■ **GIVEN DATA**
Start

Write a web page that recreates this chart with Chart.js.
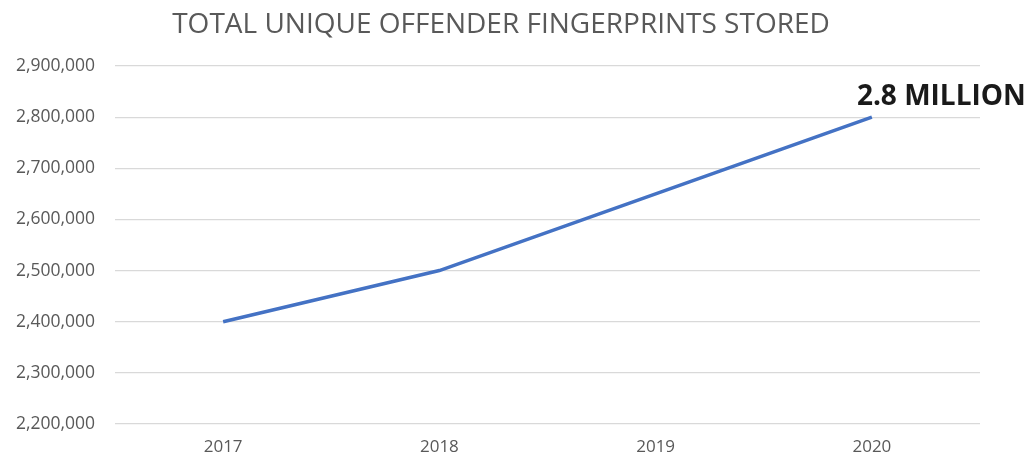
<!DOCTYPE html>
<html>
<head>
<meta charset="utf-8">
<script src="https://cdn.jsdelivr.net/npm/chart.js@4"></script>
<style>
  body { margin: 0; background: #fff; }
  .wrap { width: 1030px; height: 456px; }
</style>
</head>
<body>
<div class="wrap"><canvas id="chart"></canvas></div>
<script>
const years = ["2017", "2018", "2019", "2020"];
const fingerprints = [2400000, 2500000, 2650000, 2800000];
const chartTitle = "TOTAL UNIQUE OFFENDER FINGERPRINTS STORED";
const callout = "2.8 MILLION";

// title centred on the page, and the label next to the last point
const textPlugin = {
  id: "texts",
  afterDatasetsDraw(chart) {
    const ctx = chart.ctx;
    ctx.save();
    ctx.font = "28px 'Open Sans', sans-serif";
    ctx.fillStyle = "#595959";
    ctx.textAlign = "center";
    ctx.textBaseline = "alphabetic";
    ctx.fillText(chartTitle, 501, 33);

    const meta = chart.getDatasetMeta(0);
    const last = meta.data[meta.data.length - 1];
    ctx.font = "bold 28px 'Open Sans', sans-serif";
    ctx.fillStyle = "#1a1a1a";
    ctx.textAlign = "left";
    ctx.fillText(callout, last.x - 15, last.y - 12);
    ctx.restore();
  },
};

const ctx = document.getElementById("chart").getContext("2d");
var chart = new Chart(ctx, {
  type: "line",
  data: {
    labels: years,
    datasets: [
      {
        label: "Fingerprints",
        data: fingerprints,
        borderColor: "#4472c4",
        borderWidth: 3.5,
        pointRadius: 0,
        tension: 0,
      },
    ],
  },
  options: {
    responsive: true,
    maintainAspectRatio: false,
    animation: false,
    layout: { padding: { left: 0, right: 50, top: 66, bottom: 0 } },
    plugins: {
      legend: { display: false },
      tooltip: { enabled: false },
      title: { display: false },
    },
    scales: {
      x: {
        offset: true,
        grid: { display: false, drawTicks: false },
        border: { display: false },
        afterFit(scale) { scale.height = 32; },
        ticks: { color: "#595959", font: { family: "'Open Sans', sans-serif", size: 17 }, padding: 13 },
      },
      y: {
        min: 2200000,
        max: 2900000,
        grid: { color: "#d9d9d9", lineWidth: 1.2, drawTicks: false },
        border: { display: false },
        afterFit(scale) { scale.width = 115; },
        ticks: {
          stepSize: 100000,
          padding: 20,
          color: "#595959",
          font: { family: "'Open Sans', sans-serif", size: 17.5 },
          callback: (v) => v.toLocaleString("en-US"),
        },
      },
    },
  },
  plugins: [textPlugin],
});
</script>
</body>
</html>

End

■ **WHAT IS NEEDED**
The listing above must be printed again exactly, minus its pictures.

■ **TASK OUTPUT**
Write a web page that recreates this chart with Chart.js.
<!DOCTYPE html>
<html>
<head>
<meta charset="utf-8">
<script src="https://cdn.jsdelivr.net/npm/chart.js@4"></script>
<style>
  body { margin: 0; background: #fff; }
  .wrap { width: 1030px; height: 456px; }
</style>
</head>
<body>
<div class="wrap"><canvas id="chart"></canvas></div>
<script>
const years = ["2017", "2018", "2019", "2020"];
const fingerprints = [2400000, 2500000, 2650000, 2800000];
const chartTitle = "TOTAL UNIQUE OFFENDER FINGERPRINTS STORED";
const callout = "2.8 MILLION";

// title centred on the page, and the label next to the last point
const textPlugin = {
  id: "texts",
  afterDatasetsDraw(chart) {
    const ctx = chart.ctx;
    ctx.save();
    ctx.font = "28px 'Open Sans', sans-serif";
    ctx.fillStyle = "#595959";
    ctx.textAlign = "center";
    ctx.textBaseline = "alphabetic";
    ctx.fillText(chartTitle, 501, 33);

    const meta = chart.getDatasetMeta(0);
    const last = meta.data[meta.data.length - 1];
    ctx.font = "bold 28px 'Open Sans', sans-serif";
    ctx.fillStyle = "#1a1a1a";
    ctx.textAlign = "left";
    ctx.fillText(callout, last.x - 15, last.y - 12);
    ctx.restore();
  },
};

const ctx = document.getElementById("chart").getContext("2d");
var chart = new Chart(ctx, {
  type: "line",
  data: {
    labels: years,
    datasets: [
      {
        label: "Fingerprints",
        data: fingerprints,
        borderColor: "#4472c4",
        borderWidth: 3.5,
        pointRadius: 0,
        tension: 0,
      },
    ],
  },
  options: {
    responsive: true,
    maintainAspectRatio: false,
    animation: false,
    layout: { padding: { left: 0, right: 50, top: 66, bottom: 0 } },
    plugins: {
      legend: { display: false },
      tooltip: { enabled: false },
      title: { display: false },
    },
    scales: {
      x: {
        offset: true,
        grid: { display: false, drawTicks: false },
        border: { display: false },
        afterFit(scale) { scale.height = 32; },
        ticks: { color: "#595959", font: { family: "'Open Sans', sans-serif", size: 17 }, padding: 13 },
      },
      y: {
        min: 2200000,
        max: 2900000,
        grid: { color: "#d9d9d9", lineWidth: 1.2, drawTicks: false },
        border: { display: false },
        afterFit(scale) { scale.width = 115; },
        ticks: {
          stepSize: 100000,
          padding: 20,
          color: "#595959",
          font: { family: "'Open Sans', sans-serif", size: 17.5 },
          callback: (v) => v.toLocaleString("en-US"),
        },
      },
    },
  },
  plugins: [textPlugin],
});
</script>
</body>
</html>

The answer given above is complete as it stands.